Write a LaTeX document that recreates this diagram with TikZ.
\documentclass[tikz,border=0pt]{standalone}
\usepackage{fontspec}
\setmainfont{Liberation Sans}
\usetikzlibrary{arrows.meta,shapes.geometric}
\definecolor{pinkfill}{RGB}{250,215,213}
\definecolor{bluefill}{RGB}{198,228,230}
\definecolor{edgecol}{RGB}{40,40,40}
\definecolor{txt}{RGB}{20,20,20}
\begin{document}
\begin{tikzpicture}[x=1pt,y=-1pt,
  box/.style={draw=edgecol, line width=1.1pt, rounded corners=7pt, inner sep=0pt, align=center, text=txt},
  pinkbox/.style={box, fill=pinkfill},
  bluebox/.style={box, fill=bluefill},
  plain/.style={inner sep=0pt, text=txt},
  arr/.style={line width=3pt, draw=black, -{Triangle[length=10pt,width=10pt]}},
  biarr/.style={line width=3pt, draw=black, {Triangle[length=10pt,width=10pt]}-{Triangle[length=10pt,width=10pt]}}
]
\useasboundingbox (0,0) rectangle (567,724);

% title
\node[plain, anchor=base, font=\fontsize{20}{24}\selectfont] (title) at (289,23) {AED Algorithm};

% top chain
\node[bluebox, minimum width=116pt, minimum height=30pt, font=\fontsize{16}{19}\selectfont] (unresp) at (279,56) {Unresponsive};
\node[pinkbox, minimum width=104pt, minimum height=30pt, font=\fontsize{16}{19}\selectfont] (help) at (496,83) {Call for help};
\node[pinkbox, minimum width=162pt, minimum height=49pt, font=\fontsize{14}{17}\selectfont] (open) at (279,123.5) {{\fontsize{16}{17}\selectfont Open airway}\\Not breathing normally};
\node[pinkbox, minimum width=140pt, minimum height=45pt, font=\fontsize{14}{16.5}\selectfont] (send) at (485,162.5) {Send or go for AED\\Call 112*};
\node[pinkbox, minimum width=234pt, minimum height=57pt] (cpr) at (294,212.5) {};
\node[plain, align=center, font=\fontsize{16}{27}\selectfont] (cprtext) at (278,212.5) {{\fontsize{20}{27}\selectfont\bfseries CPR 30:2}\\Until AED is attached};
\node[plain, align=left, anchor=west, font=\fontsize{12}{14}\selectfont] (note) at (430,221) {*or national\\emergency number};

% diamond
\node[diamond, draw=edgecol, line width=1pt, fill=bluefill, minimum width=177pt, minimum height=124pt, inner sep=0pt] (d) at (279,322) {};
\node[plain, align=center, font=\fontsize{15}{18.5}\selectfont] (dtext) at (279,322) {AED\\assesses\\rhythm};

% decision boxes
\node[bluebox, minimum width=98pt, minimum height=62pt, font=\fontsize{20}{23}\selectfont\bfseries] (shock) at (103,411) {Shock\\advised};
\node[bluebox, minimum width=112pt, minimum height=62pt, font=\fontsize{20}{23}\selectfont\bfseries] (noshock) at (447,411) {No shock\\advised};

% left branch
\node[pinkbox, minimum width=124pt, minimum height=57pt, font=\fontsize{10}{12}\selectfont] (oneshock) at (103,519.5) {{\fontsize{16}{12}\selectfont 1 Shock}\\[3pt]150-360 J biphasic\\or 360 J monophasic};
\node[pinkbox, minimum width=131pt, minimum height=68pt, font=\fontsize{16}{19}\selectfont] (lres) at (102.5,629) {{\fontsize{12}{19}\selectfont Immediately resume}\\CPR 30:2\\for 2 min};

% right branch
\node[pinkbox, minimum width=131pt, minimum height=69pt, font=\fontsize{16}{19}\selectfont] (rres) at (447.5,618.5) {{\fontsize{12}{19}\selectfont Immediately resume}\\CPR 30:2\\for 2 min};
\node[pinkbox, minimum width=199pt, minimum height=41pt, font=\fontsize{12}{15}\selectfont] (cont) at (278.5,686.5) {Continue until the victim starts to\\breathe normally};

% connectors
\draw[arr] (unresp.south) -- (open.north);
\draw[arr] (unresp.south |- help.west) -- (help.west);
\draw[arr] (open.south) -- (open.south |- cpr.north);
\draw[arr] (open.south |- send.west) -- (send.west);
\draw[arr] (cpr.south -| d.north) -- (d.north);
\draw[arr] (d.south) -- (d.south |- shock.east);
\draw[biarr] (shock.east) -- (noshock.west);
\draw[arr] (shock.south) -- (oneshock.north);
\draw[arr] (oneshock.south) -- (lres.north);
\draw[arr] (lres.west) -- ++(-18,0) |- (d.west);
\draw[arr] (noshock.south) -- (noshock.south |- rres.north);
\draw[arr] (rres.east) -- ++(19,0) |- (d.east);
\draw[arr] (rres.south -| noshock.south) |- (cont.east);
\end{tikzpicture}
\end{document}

▸ **The request**: The required output is the exact run of lines from the beginning of the listing above to the line that contains "(title) at (289,23)", inclusive of both.

▸ **The output**:
Write a LaTeX document that recreates this diagram with TikZ.
\documentclass[tikz,border=0pt]{standalone}
\usepackage{fontspec}
\setmainfont{Liberation Sans}
\usetikzlibrary{arrows.meta,shapes.geometric}
\definecolor{pinkfill}{RGB}{250,215,213}
\definecolor{bluefill}{RGB}{198,228,230}
\definecolor{edgecol}{RGB}{40,40,40}
\definecolor{txt}{RGB}{20,20,20}
\begin{document}
\begin{tikzpicture}[x=1pt,y=-1pt,
  box/.style={draw=edgecol, line width=1.1pt, rounded corners=7pt, inner sep=0pt, align=center, text=txt},
  pinkbox/.style={box, fill=pinkfill},
  bluebox/.style={box, fill=bluefill},
  plain/.style={inner sep=0pt, text=txt},
  arr/.style={line width=3pt, draw=black, -{Triangle[length=10pt,width=10pt]}},
  biarr/.style={line width=3pt, draw=black, {Triangle[length=10pt,width=10pt]}-{Triangle[length=10pt,width=10pt]}}
]
\useasboundingbox (0,0) rectangle (567,724);

% title
\node[plain, anchor=base, font=\fontsize{20}{24}\selectfont] (title) at (289,23) {AED Algorithm};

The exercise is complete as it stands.